Jakarta, Thursday, 16 Jul 2020
15-16 July 2020
Carbon pricing policies form a crucial tool to deliver on the ambitious goals of the Paris Agreement and avoid the costs of carbon lock-ins. In the past years, numerous jurisdictions in Southeast and East Asia have either adopted or are in the process of establishing a carbon price to reduce GHG emissions and to decarbonize electricity and industry sectors. The far-reaching impact of the COVID-19 crisis presents a new set of challenges and opportunities for decarbonizing economies as countries seek to balance key priorities of economic recovery, maintaining fiscal balance and the transition to low-carbon systems. This is occurring at a time when the window for climate action is closing rapidly, and massive investments in low-carbon energy technologies and systems are urgently needed.
Against this background, the International Energy Agency (IEA), International Carbon Action Partnership (ICAP), and Regional Project Energy Security and Climate Change Asia- Pacific (RECAP) Konrad-Adenauer-Stiftung are hosting a closed online workshop titled: “Carbon Pricing in Southeast and East Asia and COVID-19 response: Issues and opportunities for ensuring a sustainable and low-carbon energy development”, on 15-16 July 2020.
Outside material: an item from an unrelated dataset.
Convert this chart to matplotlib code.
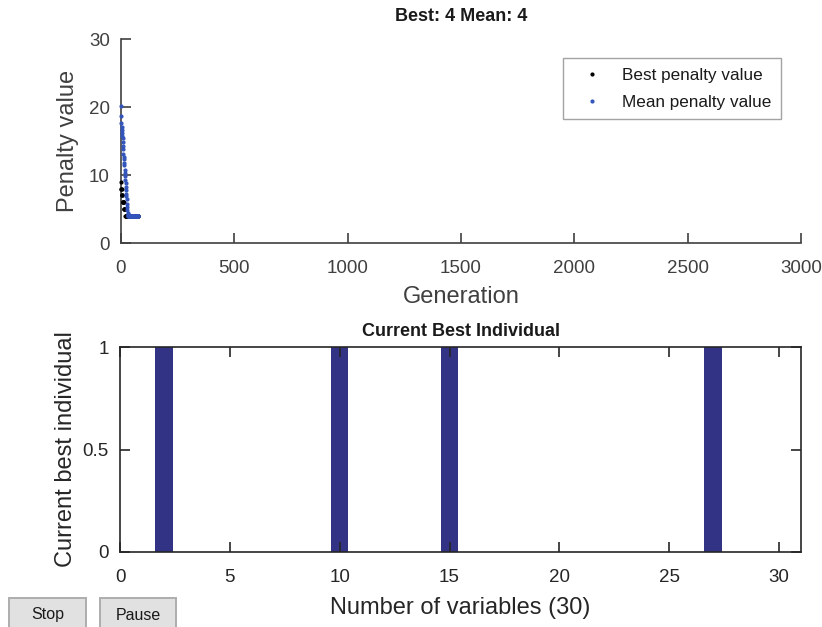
import matplotlib
matplotlib.use("Agg")
import matplotlib.pyplot as plt
from matplotlib.patches import Rectangle

plt.rcParams['font.family'] = ['Liberation Sans', 'DejaVu Sans']

# Genetic algorithm progress: penalty per generation
generations = list(range(76))
best_penalty = [9, 8, 8, 8, 7, 7, 7, 6, 6, 6, 6, 6, 6, 5, 5, 5, 5, 5, 5, 4,
                4, 4, 4, 4, 4, 4, 4, 4, 4, 4, 4, 4, 4, 4, 4, 4, 4, 4, 4, 4,
                4, 4, 4, 4, 4, 4, 4, 4, 4, 4, 4, 4, 4, 4, 4, 4, 4, 4, 4, 4,
                4, 4, 4, 4, 4, 4, 4, 4, 4, 4, 4, 4, 4, 4, 4, 4]
mean_penalty = [20.2, 18.7, 17.6, 17.1, 16.6, 16.2, 15.8, 15.4, 14.9, 14.2,
                13.8, 13.1, 12.6, 12.3, 11.8, 11.4, 10.8, 10.3, 9.9, 9.3,
                8.8, 8.2, 7.8, 7.2, 6.9, 6.4, 5.8, 5.3, 4.8, 4.4,
                4.2, 4.1, 4.0, 4.0, 4.0, 4.0, 4.0, 4.0, 4.0, 4.0,
                4.0, 4.0, 4.0, 4.0, 4.0, 4.0, 4.0, 4.0, 4.0, 4.0,
                4.0, 4.0, 4.0, 4.0, 4.0, 4.0, 4.0, 4.0, 4.0, 4.0,
                4.0, 4.0, 4.0, 4.0, 4.0, 4.0, 4.0, 4.0, 4.0, 4.0,
                4.0, 4.0, 4.0, 4.0, 4.0, 4.0]

# Current best individual (30 binary variables)
variable_index = list(range(1, 31))
best_individual = [0, 1, 0, 0, 0, 0, 0, 0, 0, 1,
                   0, 0, 0, 0, 1, 0, 0, 0, 0, 0,
                   0, 0, 0, 0, 0, 0, 1, 0, 0, 0]

W, H = 822, 627
fig = plt.figure(figsize=(W / 100, H / 100), dpi=100)

def fx(px):
    return px / W

def fy(py):
    return 1 - py / H

TICK_FS = 13.5
LABEL_FS = 17
TITLE_FS = 13

# ---- top panel: penalty vs generation ----
top_col = '#404040'
ax1 = fig.add_axes([fx(121), fy(243), fx(801) - fx(121), fy(39) - fy(243)])
ax1.plot(generations, best_penalty, linestyle='none', marker='.', markersize=4,
         color='black', label='Best penalty value', clip_on=False, zorder=3)
ax1.plot(generations, mean_penalty, linestyle='none', marker='.', markersize=4,
         color='#3355bb', label='Mean penalty value', clip_on=False, zorder=3)
ax1.set_xlim(0, 3000)
ax1.set_ylim(0, 30)
ax1.set_xticks([0, 500, 1000, 1500, 2000, 2500, 3000])
ax1.set_yticks([0, 10, 20, 30])
for s in ['top', 'right']:
    ax1.spines[s].set_visible(False)
for s in ['left', 'bottom']:
    ax1.spines[s].set_color(top_col)
    ax1.spines[s].set_linewidth(1.2)
ax1.tick_params(direction='in', length=7, width=1.2, colors=top_col,
                labelsize=TICK_FS)
ax1.tick_params(axis='x', pad=12)
ax1.tick_params(axis='y', pad=8)
ax1.set_xlabel('Generation', fontsize=LABEL_FS, color=top_col, labelpad=7)
ax1.set_ylabel('Penalty value', fontsize=LABEL_FS, color=top_col, labelpad=7)
ax1.set_title('Best: 4 Mean: 4', fontsize=TITLE_FS, fontweight='bold',
              color='#1a1a1a', pad=13)
leg = ax1.legend(loc='upper right', bbox_to_anchor=(0.9705, 0.905),
                 fontsize=12.3, frameon=True, fancybox=False, markerscale=1.0,
                 handlelength=2.3, handletextpad=0.6, borderpad=0.55,
                 labelspacing=0.7, borderaxespad=0)
leg.get_frame().set_edgecolor('#8c8c8c')
leg.get_frame().set_linewidth(1.0)
for t in leg.get_texts():
    t.set_color('#1a1a1a')

# ---- bottom panel: current best individual ----
bot_col = '#262626'
ax2 = fig.add_axes([fx(120), fy(552), fx(801) - fx(120), fy(347) - fy(552)])
ax2.bar(variable_index, best_individual, width=0.8, color='#333385')
ax2.set_xlim(0, 31)
ax2.set_ylim(0, 1)
ax2.set_xticks([0, 5, 10, 15, 20, 25, 30])
ax2.set_yticks([0, 0.5, 1])
ax2.set_yticklabels(['0', '0.5', '1'])
for s in ax2.spines.values():
    s.set_color(bot_col)
    s.set_linewidth(1.2)
ax2.tick_params(direction='in', length=7, width=1.2, colors=bot_col,
                labelsize=TICK_FS, top=True, right=True)
ax2.tick_params(axis='x', pad=12)
ax2.tick_params(axis='y', pad=8)
ax2.set_xlabel('Number of variables (30)', fontsize=LABEL_FS, color=bot_col,
               labelpad=8)
ax2.set_ylabel('Current best individual', fontsize=LABEL_FS, color=bot_col,
               labelpad=4)
ax2.set_title('Current Best Individual', fontsize=TITLE_FS, fontweight='bold',
              color='#1a1a1a', pad=8)

# ---- control buttons ----
for x0, x1, label in [(9, 86, 'Stop'), (100, 176, 'Pause')]:
    fig.patches.append(Rectangle((fx(x0), fy(628)), fx(x1) - fx(x0), fy(598) - fy(628),
                                 transform=fig.transFigure, facecolor='#e1e1e1',
                                 edgecolor='#adadad', linewidth=1.4))
    fig.text(fx((x0 + x1) / 2), fy(615), label, ha='center', va='center',
             fontsize=11.5, color='#1a1a1a')

fig.savefig('out.png', dpi=100, facecolor='white')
In this workshop, experts and policymakers presented the state of play of carbon pricing in the region, analyse interactions between the latest climate and energy policy signals against the background of new market dynamics and green recovery plans, and discuss the opportunities for cost-effective low-carbon transitions in the years ahead with a focus on the power sector.
Mr. Beni Suryadi, ACCEPT Project Manager, was invited to participate and moderated the discussion with experts from Indonesia and Vietnam who are sharing the progress on the adoption of carbon pricing instruments and priorities in light of recent dynamics in the political and economic landscape.
Carbon pricing is a key low-carbon policy instrument to support a sustainable recovery. Carbon pricing can help countries recovering from the COVID-19 crisis to lock-in low-carbon transition pathways. However, this will require public support, the prospects for green recovery plans, and the political will to overcome the risk of a resurgence in “brown” investments.
The event was a closed virtual workshop. Participation was only by personal invitation.